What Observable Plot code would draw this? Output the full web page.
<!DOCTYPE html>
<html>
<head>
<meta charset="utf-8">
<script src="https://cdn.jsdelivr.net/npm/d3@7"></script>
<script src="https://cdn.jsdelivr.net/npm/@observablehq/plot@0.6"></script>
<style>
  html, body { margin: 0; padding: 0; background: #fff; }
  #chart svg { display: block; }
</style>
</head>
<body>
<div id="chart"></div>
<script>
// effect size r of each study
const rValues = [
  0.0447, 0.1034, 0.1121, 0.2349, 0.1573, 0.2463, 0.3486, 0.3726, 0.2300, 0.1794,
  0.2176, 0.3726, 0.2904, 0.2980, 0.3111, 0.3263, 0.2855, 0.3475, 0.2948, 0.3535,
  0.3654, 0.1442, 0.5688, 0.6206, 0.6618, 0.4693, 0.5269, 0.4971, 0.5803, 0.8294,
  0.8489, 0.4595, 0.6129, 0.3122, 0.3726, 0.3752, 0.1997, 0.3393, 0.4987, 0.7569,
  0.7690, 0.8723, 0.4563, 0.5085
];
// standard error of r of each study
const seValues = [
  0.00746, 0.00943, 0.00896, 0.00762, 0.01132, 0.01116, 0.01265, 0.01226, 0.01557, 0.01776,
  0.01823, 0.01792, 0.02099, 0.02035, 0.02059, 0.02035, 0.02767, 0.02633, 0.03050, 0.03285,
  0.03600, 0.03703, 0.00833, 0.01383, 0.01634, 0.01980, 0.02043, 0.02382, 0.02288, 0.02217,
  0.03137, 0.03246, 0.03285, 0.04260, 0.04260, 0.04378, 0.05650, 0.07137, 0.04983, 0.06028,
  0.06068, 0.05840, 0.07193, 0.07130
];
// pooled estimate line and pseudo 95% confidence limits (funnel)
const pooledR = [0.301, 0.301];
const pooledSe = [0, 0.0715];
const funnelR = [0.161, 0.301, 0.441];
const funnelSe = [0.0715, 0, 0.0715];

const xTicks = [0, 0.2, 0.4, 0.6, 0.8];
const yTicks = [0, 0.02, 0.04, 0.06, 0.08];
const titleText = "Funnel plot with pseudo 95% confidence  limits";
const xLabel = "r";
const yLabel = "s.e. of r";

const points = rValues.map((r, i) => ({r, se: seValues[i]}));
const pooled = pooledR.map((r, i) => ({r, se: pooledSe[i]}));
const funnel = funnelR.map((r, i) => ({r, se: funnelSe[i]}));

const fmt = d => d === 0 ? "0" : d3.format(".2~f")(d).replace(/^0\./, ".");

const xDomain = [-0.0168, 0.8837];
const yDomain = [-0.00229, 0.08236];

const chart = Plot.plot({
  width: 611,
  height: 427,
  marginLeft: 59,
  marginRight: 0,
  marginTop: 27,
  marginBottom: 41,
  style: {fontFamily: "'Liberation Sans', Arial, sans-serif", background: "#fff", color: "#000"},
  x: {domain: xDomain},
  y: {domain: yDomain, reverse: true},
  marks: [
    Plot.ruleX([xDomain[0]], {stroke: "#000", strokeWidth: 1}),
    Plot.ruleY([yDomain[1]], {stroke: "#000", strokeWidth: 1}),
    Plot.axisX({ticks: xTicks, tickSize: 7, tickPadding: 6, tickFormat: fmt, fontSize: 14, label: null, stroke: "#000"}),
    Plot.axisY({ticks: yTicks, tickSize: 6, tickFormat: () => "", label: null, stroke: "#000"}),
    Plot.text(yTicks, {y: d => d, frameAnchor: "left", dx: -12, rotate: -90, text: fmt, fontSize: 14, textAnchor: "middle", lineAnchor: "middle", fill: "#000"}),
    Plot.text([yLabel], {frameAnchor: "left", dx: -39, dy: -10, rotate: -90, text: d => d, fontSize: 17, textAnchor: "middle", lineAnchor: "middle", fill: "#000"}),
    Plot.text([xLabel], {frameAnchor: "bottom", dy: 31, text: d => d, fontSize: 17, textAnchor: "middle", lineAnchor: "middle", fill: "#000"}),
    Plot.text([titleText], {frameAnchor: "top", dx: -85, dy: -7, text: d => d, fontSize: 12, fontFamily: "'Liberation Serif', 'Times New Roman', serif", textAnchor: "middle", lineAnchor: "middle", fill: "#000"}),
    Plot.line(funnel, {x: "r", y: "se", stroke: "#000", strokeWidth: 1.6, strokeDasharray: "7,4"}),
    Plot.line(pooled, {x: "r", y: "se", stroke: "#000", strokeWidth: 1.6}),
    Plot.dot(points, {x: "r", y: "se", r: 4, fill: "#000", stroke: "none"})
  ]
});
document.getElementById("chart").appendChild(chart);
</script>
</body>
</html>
========
=== Do this ===
Word for word, write out all of the data above.

=== The solution ===
What Observable Plot code would draw this? Output the full web page.
<!DOCTYPE html>
<html>
<head>
<meta charset="utf-8">
<script src="https://cdn.jsdelivr.net/npm/d3@7"></script>
<script src="https://cdn.jsdelivr.net/npm/@observablehq/plot@0.6"></script>
<style>
  html, body { margin: 0; padding: 0; background: #fff; }
  #chart svg { display: block; }
</style>
</head>
<body>
<div id="chart"></div>
<script>
// effect size r of each study
const rValues = [
  0.0447, 0.1034, 0.1121, 0.2349, 0.1573, 0.2463, 0.3486, 0.3726, 0.2300, 0.1794,
  0.2176, 0.3726, 0.2904, 0.2980, 0.3111, 0.3263, 0.2855, 0.3475, 0.2948, 0.3535,
  0.3654, 0.1442, 0.5688, 0.6206, 0.6618, 0.4693, 0.5269, 0.4971, 0.5803, 0.8294,
  0.8489, 0.4595, 0.6129, 0.3122, 0.3726, 0.3752, 0.1997, 0.3393, 0.4987, 0.7569,
  0.7690, 0.8723, 0.4563, 0.5085
];
// standard error of r of each study
const seValues = [
  0.00746, 0.00943, 0.00896, 0.00762, 0.01132, 0.01116, 0.01265, 0.01226, 0.01557, 0.01776,
  0.01823, 0.01792, 0.02099, 0.02035, 0.02059, 0.02035, 0.02767, 0.02633, 0.03050, 0.03285,
  0.03600, 0.03703, 0.00833, 0.01383, 0.01634, 0.01980, 0.02043, 0.02382, 0.02288, 0.02217,
  0.03137, 0.03246, 0.03285, 0.04260, 0.04260, 0.04378, 0.05650, 0.07137, 0.04983, 0.06028,
  0.06068, 0.05840, 0.07193, 0.07130
];
// pooled estimate line and pseudo 95% confidence limits (funnel)
const pooledR = [0.301, 0.301];
const pooledSe = [0, 0.0715];
const funnelR = [0.161, 0.301, 0.441];
const funnelSe = [0.0715, 0, 0.0715];

const xTicks = [0, 0.2, 0.4, 0.6, 0.8];
const yTicks = [0, 0.02, 0.04, 0.06, 0.08];
const titleText = "Funnel plot with pseudo 95% confidence  limits";
const xLabel = "r";
const yLabel = "s.e. of r";

const points = rValues.map((r, i) => ({r, se: seValues[i]}));
const pooled = pooledR.map((r, i) => ({r, se: pooledSe[i]}));
const funnel = funnelR.map((r, i) => ({r, se: funnelSe[i]}));

const fmt = d => d === 0 ? "0" : d3.format(".2~f")(d).replace(/^0\./, ".");

const xDomain = [-0.0168, 0.8837];
const yDomain = [-0.00229, 0.08236];

const chart = Plot.plot({
  width: 611,
  height: 427,
  marginLeft: 59,
  marginRight: 0,
  marginTop: 27,
  marginBottom: 41,
  style: {fontFamily: "'Liberation Sans', Arial, sans-serif", background: "#fff", color: "#000"},
  x: {domain: xDomain},
  y: {domain: yDomain, reverse: true},
  marks: [
    Plot.ruleX([xDomain[0]], {stroke: "#000", strokeWidth: 1}),
    Plot.ruleY([yDomain[1]], {stroke: "#000", strokeWidth: 1}),
    Plot.axisX({ticks: xTicks, tickSize: 7, tickPadding: 6, tickFormat: fmt, fontSize: 14, label: null, stroke: "#000"}),
    Plot.axisY({ticks: yTicks, tickSize: 6, tickFormat: () => "", label: null, stroke: "#000"}),
    Plot.text(yTicks, {y: d => d, frameAnchor: "left", dx: -12, rotate: -90, text: fmt, fontSize: 14, textAnchor: "middle", lineAnchor: "middle", fill: "#000"}),
    Plot.text([yLabel], {frameAnchor: "left", dx: -39, dy: -10, rotate: -90, text: d => d, fontSize: 17, textAnchor: "middle", lineAnchor: "middle", fill: "#000"}),
    Plot.text([xLabel], {frameAnchor: "bottom", dy: 31, text: d => d, fontSize: 17, textAnchor: "middle", lineAnchor: "middle", fill: "#000"}),
    Plot.text([titleText], {frameAnchor: "top", dx: -85, dy: -7, text: d => d, fontSize: 12, fontFamily: "'Liberation Serif', 'Times New Roman', serif", textAnchor: "middle", lineAnchor: "middle", fill: "#000"}),
    Plot.line(funnel, {x: "r", y: "se", stroke: "#000", strokeWidth: 1.6, strokeDasharray: "7,4"}),
    Plot.line(pooled, {x: "r", y: "se", stroke: "#000", strokeWidth: 1.6}),
    Plot.dot(points, {x: "r", y: "se", r: 4, fill: "#000", stroke: "none"})
  ]
});
document.getElementById("chart").appendChild(chart);
</script>
</body>
</html>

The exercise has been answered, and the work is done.